Scharen points us to rock concerts.
Is this what is at work? Is this why rock concerts “feel like church should feel?”
We can bring our affections to bear. We can listen with the heart and the mind simultaneously. Our desires are re-framed. Candor is offered. Devotion is a full-out activity with others led by people who have a confessional musical posture.
Joy. Grief. Shame. Jubilation. That it blends the so-called secular and sacred is what makes it typical of our time (and others, but that is not important here).
Perhaps this is what makes some of us “accidental worshipers.” Our iconoclastic religiosity has sent us clamoring for symbols and “experience” elsewhere. And when we cannot find it in church we go to the place where we are fed: the coliseum. The irony here is painful.
Something happens in these gatherings. Ritual theorists have various ways to try to explain it. One such concept, is “communitas.” Victor Turner is famous for popularizing it. Simply, it’s the feeling of togetherness people experience in a ritual performance.
But what makes it interesting is that it assumes a kind of structurelessness. There is an egalitarian sensibility here. To put it another way, when a performer is skilled at making people feel like they are in an intimate place with 65,000 of their best friends, one could call that feeling “communitas.”
Some Christians use the term “fellowship.” A lot of folk call it “authentic community.”
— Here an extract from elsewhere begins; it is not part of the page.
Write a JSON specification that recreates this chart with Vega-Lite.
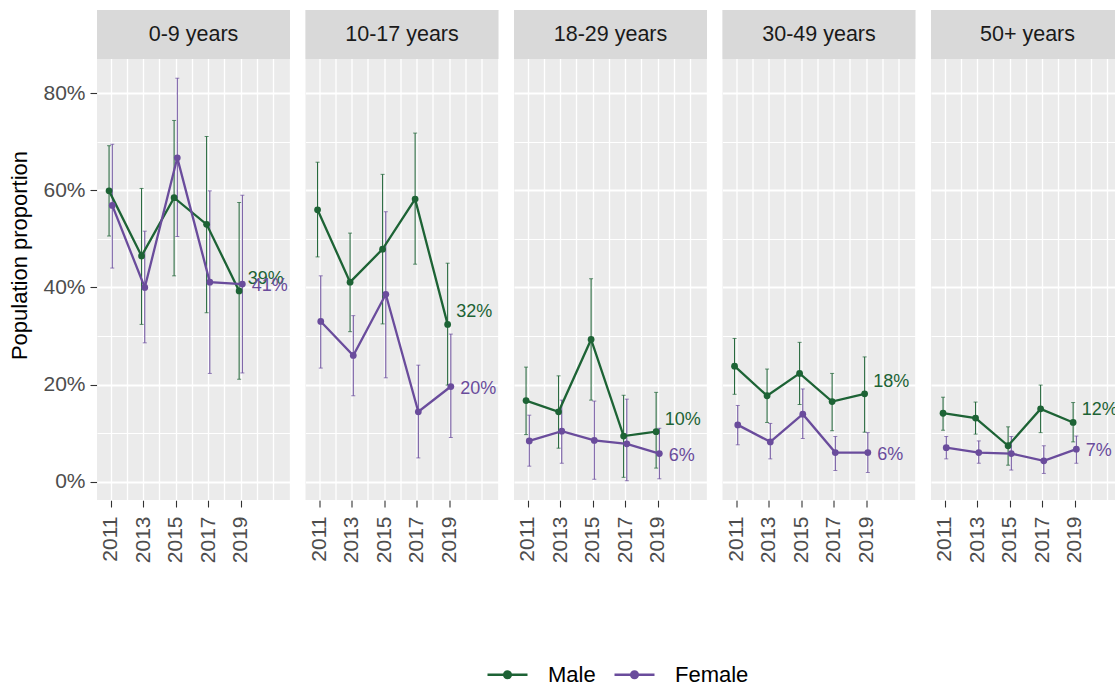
{
  "$schema": "https://vega.github.io/schema/vega-lite/v6.json",
  "padding": {"left": 8, "top": 10, "right": -9, "bottom": 0},
  "config": {
    "font": "Liberation Sans",
    "view": {"fill": "#EBEBEB", "stroke": null},
    "axis": {
      "domain": false,
      "grid": true,
      "labelFont": "Liberation Sans",
      "labelFontSize": 21,
      "labelColor": "#4D4D4D",
      "tickColor": "#333333",
      "tickSize": 7,
      "tickWidth": 1.1,
      "gridColor": "#FFFFFF",
      "titleFont": "Liberation Sans",
      "titleFontSize": 22,
      "titleFontWeight": "normal",
      "titleColor": "#000000"
    },
    "legend": {
      "labelFont": "Liberation Sans",
      "labelFontSize": 22,
      "labelColor": "#000000"
    }
  },
  "data": {
    "values": [
      {"group": "0-9 years", "sex": "Male", "year": 2011, "value": 0.599, "lo": 0.506, "hi": 0.692},
      {"group": "0-9 years", "sex": "Male", "year": 2013, "value": 0.465, "lo": 0.324, "hi": 0.604},
      {"group": "0-9 years", "sex": "Male", "year": 2015, "value": 0.585, "lo": 0.424, "hi": 0.744},
      {"group": "0-9 years", "sex": "Male", "year": 2017, "value": 0.530, "lo": 0.348, "hi": 0.711},
      {"group": "0-9 years", "sex": "Male", "year": 2019, "value": 0.393, "lo": 0.211, "hi": 0.575},
      {"group": "0-9 years", "sex": "Female", "year": 2011, "value": 0.569, "lo": 0.440, "hi": 0.695},
      {"group": "0-9 years", "sex": "Female", "year": 2013, "value": 0.400, "lo": 0.286, "hi": 0.516},
      {"group": "0-9 years", "sex": "Female", "year": 2015, "value": 0.667, "lo": 0.505, "hi": 0.831},
      {"group": "0-9 years", "sex": "Female", "year": 2017, "value": 0.411, "lo": 0.223, "hi": 0.599},
      {"group": "0-9 years", "sex": "Female", "year": 2019, "value": 0.407, "lo": 0.224, "hi": 0.590},
      {"group": "10-17 years", "sex": "Male", "year": 2011, "value": 0.560, "lo": 0.463, "hi": 0.658},
      {"group": "10-17 years", "sex": "Male", "year": 2013, "value": 0.411, "lo": 0.309, "hi": 0.512},
      {"group": "10-17 years", "sex": "Male", "year": 2015, "value": 0.479, "lo": 0.325, "hi": 0.633},
      {"group": "10-17 years", "sex": "Male", "year": 2017, "value": 0.582, "lo": 0.448, "hi": 0.718},
      {"group": "10-17 years", "sex": "Male", "year": 2019, "value": 0.324, "lo": 0.199, "hi": 0.450},
      {"group": "10-17 years", "sex": "Female", "year": 2011, "value": 0.330, "lo": 0.234, "hi": 0.424},
      {"group": "10-17 years", "sex": "Female", "year": 2013, "value": 0.260, "lo": 0.177, "hi": 0.342},
      {"group": "10-17 years", "sex": "Female", "year": 2015, "value": 0.386, "lo": 0.214, "hi": 0.556},
      {"group": "10-17 years", "sex": "Female", "year": 2017, "value": 0.144, "lo": 0.049, "hi": 0.240},
      {"group": "10-17 years", "sex": "Female", "year": 2019, "value": 0.196, "lo": 0.091, "hi": 0.304},
      {"group": "18-29 years", "sex": "Male", "year": 2011, "value": 0.167, "lo": 0.097, "hi": 0.236},
      {"group": "18-29 years", "sex": "Male", "year": 2013, "value": 0.144, "lo": 0.069, "hi": 0.218},
      {"group": "18-29 years", "sex": "Male", "year": 2015, "value": 0.293, "lo": 0.168, "hi": 0.418},
      {"group": "18-29 years", "sex": "Male", "year": 2017, "value": 0.094, "lo": 0.009, "hi": 0.178},
      {"group": "18-29 years", "sex": "Male", "year": 2019, "value": 0.103, "lo": 0.028, "hi": 0.184},
      {"group": "18-29 years", "sex": "Female", "year": 2011, "value": 0.084, "lo": 0.032, "hi": 0.137},
      {"group": "18-29 years", "sex": "Female", "year": 2013, "value": 0.104, "lo": 0.038, "hi": 0.168},
      {"group": "18-29 years", "sex": "Female", "year": 2015, "value": 0.085, "lo": 0.005, "hi": 0.166},
      {"group": "18-29 years", "sex": "Female", "year": 2017, "value": 0.078, "lo": 0.002, "hi": 0.170},
      {"group": "18-29 years", "sex": "Female", "year": 2019, "value": 0.058, "lo": 0.006, "hi": 0.110},
      {"group": "30-49 years", "sex": "Male", "year": 2011, "value": 0.238, "lo": 0.180, "hi": 0.295},
      {"group": "30-49 years", "sex": "Male", "year": 2013, "value": 0.177, "lo": 0.122, "hi": 0.232},
      {"group": "30-49 years", "sex": "Male", "year": 2015, "value": 0.223, "lo": 0.159, "hi": 0.287},
      {"group": "30-49 years", "sex": "Male", "year": 2017, "value": 0.165, "lo": 0.105, "hi": 0.223},
      {"group": "30-49 years", "sex": "Male", "year": 2019, "value": 0.181, "lo": 0.102, "hi": 0.257},
      {"group": "30-49 years", "sex": "Female", "year": 2011, "value": 0.117, "lo": 0.076, "hi": 0.157},
      {"group": "30-49 years", "sex": "Female", "year": 2013, "value": 0.082, "lo": 0.047, "hi": 0.120},
      {"group": "30-49 years", "sex": "Female", "year": 2015, "value": 0.139, "lo": 0.089, "hi": 0.191},
      {"group": "30-49 years", "sex": "Female", "year": 2017, "value": 0.060, "lo": 0.023, "hi": 0.093},
      {"group": "30-49 years", "sex": "Female", "year": 2019, "value": 0.060, "lo": 0.019, "hi": 0.101},
      {"group": "50+ years", "sex": "Male", "year": 2011, "value": 0.141, "lo": 0.106, "hi": 0.174},
      {"group": "50+ years", "sex": "Male", "year": 2013, "value": 0.131, "lo": 0.098, "hi": 0.164},
      {"group": "50+ years", "sex": "Male", "year": 2015, "value": 0.074, "lo": 0.034, "hi": 0.113},
      {"group": "50+ years", "sex": "Male", "year": 2017, "value": 0.150, "lo": 0.101, "hi": 0.199},
      {"group": "50+ years", "sex": "Male", "year": 2019, "value": 0.122, "lo": 0.082, "hi": 0.163},
      {"group": "50+ years", "sex": "Female", "year": 2011, "value": 0.070, "lo": 0.047, "hi": 0.093},
      {"group": "50+ years", "sex": "Female", "year": 2013, "value": 0.060, "lo": 0.038, "hi": 0.084},
      {"group": "50+ years", "sex": "Female", "year": 2015, "value": 0.058, "lo": 0.024, "hi": 0.093},
      {"group": "50+ years", "sex": "Female", "year": 2017, "value": 0.043, "lo": 0.017, "hi": 0.074},
      {"group": "50+ years", "sex": "Female", "year": 2019, "value": 0.067, "lo": 0.038, "hi": 0.094}
    ]
  },
  "facet": {
    "column": {
      "field": "group",
      "type": "nominal",
      "sort": ["0-9 years", "10-17 years", "18-29 years", "30-49 years", "50+ years"],
      "header": {"title": null, "labels": false}
    }
  },
  "spacing": 15.5,
  "spec": {
    "width": 193,
    "height": 490,
    "encoding": {
      "x": {
        "field": "year",
        "type": "quantitative",
        "scale": {"domain": [2010.16, 2022.03], "nice": false, "zero": false},
        "axis": {
          "title": null,
          "grid": true,
          "values": [2011, 2012, 2013, 2014, 2015, 2016, 2017, 2018, 2019, 2020, 2021, 2022],
          "labelExpr": "datum.value % 2 == 1 && datum.value <= 2019 ? datum.value + '' : ''",
          "labelAngle": -90,
          "labelPadding": 9,
          "labelFlush": false,
          "labelOverlap": false,
          "tickOpacity": {"condition": {"test": "datum.value % 2 == 1 && datum.value <= 2019", "value": 1}, "value": 0},
          "gridWidth": 1.3
        }
      },
      "y": {
        "type": "quantitative",
        "scale": {"domain": [-0.0377, 0.9715], "nice": false, "zero": false},
        "axis": {
          "title": "Population proportion",
          "grid": true,
          "values": [0, 0.1, 0.2, 0.3, 0.4, 0.5, 0.6, 0.7, 0.8],
          "labelExpr": "round(datum.value * 10) % 2 == 0 ? format(datum.value, '.0%') : ''",
          "labelPadding": 5,
          "labelOverlap": false,
          "titlePadding": 11,
          "tickOpacity": {"condition": {"test": "round(datum.value * 10) % 2 == 0", "value": 1}, "value": 0},
          "gridWidth": {"condition": {"test": "round(datum.value * 10) % 2 == 0", "value": 2}, "value": 1.1}
        }
      }
    },
    "layer": [
      {
        "transform": [{"filter": "datum.sex == 'Male' && datum.year == 2011"}],
        "mark": {"type": "rect", "color": "#D9D9D9"},
        "encoding": {
          "x": {"datum": 2010.16, "type": "quantitative"},
          "x2": {"datum": 2022.03},
          "y": {"datum": 0.8706, "type": "quantitative"},
          "y2": {"datum": 0.9715}
        }
      },
      {
        "transform": [{"filter": "datum.sex == 'Male' && datum.year == 2011"}],
        "mark": {"type": "text", "fontSize": 21.5, "color": "#1A1A1A", "baseline": "middle", "align": "center"},
        "encoding": {
          "x": {"datum": 2016.095, "type": "quantitative"},
          "y": {"datum": 0.921, "type": "quantitative"},
          "text": {"field": "group"}
        }
      },
      {
        "transform": [{"filter": "datum.sex == 'Male'"}],
        "mark": {"type": "rule", "color": "#1D6335", "strokeWidth": 1, "xOffset": -1.6},
        "encoding": {"x": {"field": "year", "type": "quantitative"}, "y": {"field": "lo", "type": "quantitative"}, "y2": {"field": "hi"}}
      },
      {
        "transform": [{"filter": "datum.sex == 'Male'"}],
        "mark": {"type": "tick", "orient": "horizontal", "color": "#1D6335", "size": 4, "thickness": 1, "xOffset": -1.6},
        "encoding": {"x": {"field": "year", "type": "quantitative"}, "y": {"field": "lo", "type": "quantitative"}}
      },
      {
        "transform": [{"filter": "datum.sex == 'Male'"}],
        "mark": {"type": "tick", "orient": "horizontal", "color": "#1D6335", "size": 4, "thickness": 1, "xOffset": -1.6},
        "encoding": {"x": {"field": "year", "type": "quantitative"}, "y": {"field": "hi", "type": "quantitative"}}
      },
      {
        "transform": [{"filter": "datum.sex == 'Female'"}],
        "mark": {"type": "rule", "color": "#6A4C9C", "strokeWidth": 1, "xOffset": 1.6},
        "encoding": {"x": {"field": "year", "type": "quantitative"}, "y": {"field": "lo", "type": "quantitative"}, "y2": {"field": "hi"}}
      },
      {
        "transform": [{"filter": "datum.sex == 'Female'"}],
        "mark": {"type": "tick", "orient": "horizontal", "color": "#6A4C9C", "size": 4, "thickness": 1, "xOffset": 1.6},
        "encoding": {"x": {"field": "year", "type": "quantitative"}, "y": {"field": "lo", "type": "quantitative"}}
      },
      {
        "transform": [{"filter": "datum.sex == 'Female'"}],
        "mark": {"type": "tick", "orient": "horizontal", "color": "#6A4C9C", "size": 4, "thickness": 1, "xOffset": 1.6},
        "encoding": {"x": {"field": "year", "type": "quantitative"}, "y": {"field": "hi", "type": "quantitative"}}
      },
      {
        "transform": [{"filter": "datum.sex == 'Male'"}],
        "mark": {"type": "line", "strokeWidth": 2.3, "xOffset": -1.6},
        "encoding": {
          "x": {"field": "year", "type": "quantitative"},
          "y": {"field": "value", "type": "quantitative"},
          "color": {
            "field": "sex", "type": "nominal",
            "scale": {"domain": ["Male", "Female"], "range": ["#1D6335", "#6A4C9C"]},
            "legend": {
              "title": null, "orient": "none", "direction": "horizontal",
              "legendX": 389, "legendY": 643,
              "symbolType": "M-1,0H1M-0.17,0A0.17,0.17,0,1,1,0.17,0A0.17,0.17,0,1,1,-0.17,0Z",
              "symbolSize": 1600, "symbolStrokeWidth": 2.3, "labelOffset": 19, "columnPadding": 13,
              "encode": {"symbols": {"update": {"fill": {"scale": "color", "field": "value"}, "stroke": {"scale": "color", "field": "value"}, "opacity": {"value": 1}}}}
            }
          }
        }
      },
      {
        "transform": [{"filter": "datum.sex == 'Female'"}],
        "mark": {"type": "line", "strokeWidth": 2.3, "xOffset": 1.6},
        "encoding": {
          "x": {"field": "year", "type": "quantitative"},
          "y": {"field": "value", "type": "quantitative"},
          "color": {"field": "sex", "type": "nominal"}
        }
      },
      {
        "transform": [{"filter": "datum.sex == 'Male'"}],
        "mark": {"type": "circle", "size": 46, "opacity": 1, "color": "#1D6335", "xOffset": -1.6},
        "encoding": {"x": {"field": "year", "type": "quantitative"}, "y": {"field": "value", "type": "quantitative"}}
      },
      {
        "transform": [{"filter": "datum.sex == 'Female'"}],
        "mark": {"type": "circle", "size": 46, "opacity": 1, "color": "#6A4C9C", "xOffset": 1.6},
        "encoding": {"x": {"field": "year", "type": "quantitative"}, "y": {"field": "value", "type": "quantitative"}}
      },
      {
        "transform": [{"filter": "datum.sex == 'Male' && datum.year == 2019"}],
        "mark": {"type": "text", "align": "left", "baseline": "middle", "dx": 7, "dy": -12, "fontSize": 18, "color": "#1D6335"},
        "encoding": {"x": {"field": "year", "type": "quantitative"}, "y": {"field": "value", "type": "quantitative"}, "text": {"field": "value", "type": "quantitative", "format": ".0%"}}
      },
      {
        "transform": [{"filter": "datum.sex == 'Female' && datum.year == 2019"}],
        "mark": {"type": "text", "align": "left", "baseline": "middle", "dx": 11, "dy": 2, "fontSize": 18, "color": "#6A4C9C"},
        "encoding": {"x": {"field": "year", "type": "quantitative"}, "y": {"field": "value", "type": "quantitative"}, "text": {"field": "value", "type": "quantitative", "format": ".0%"}}
      }
    ]
  }
}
I think it’s important here to keep the language academic…just for a few seconds longer. The reason is simple: we bring our own theological sensibilities to any concert. We say it feels like church. Others, who don’t believe in Jesus, may also be experiencing a moment of some kind but would not equate it with “church” so to speak.
The religious jargon is important but so too are the particularities of the individual concert goers. Standing next to the person who is having church at the U2 concert is a person who is also deeply moved but would rather not call it church.
Are they experiencing the same thing? Yes and no.
But this is what makes these particular symbols we call concerts so powerful. In one of his more epic interviews, Dave Grohl put it this way,
“That’s one of the great things about music. You can sing a song to 85,000 people and they’ll sing it back for 85,000 different reasons.”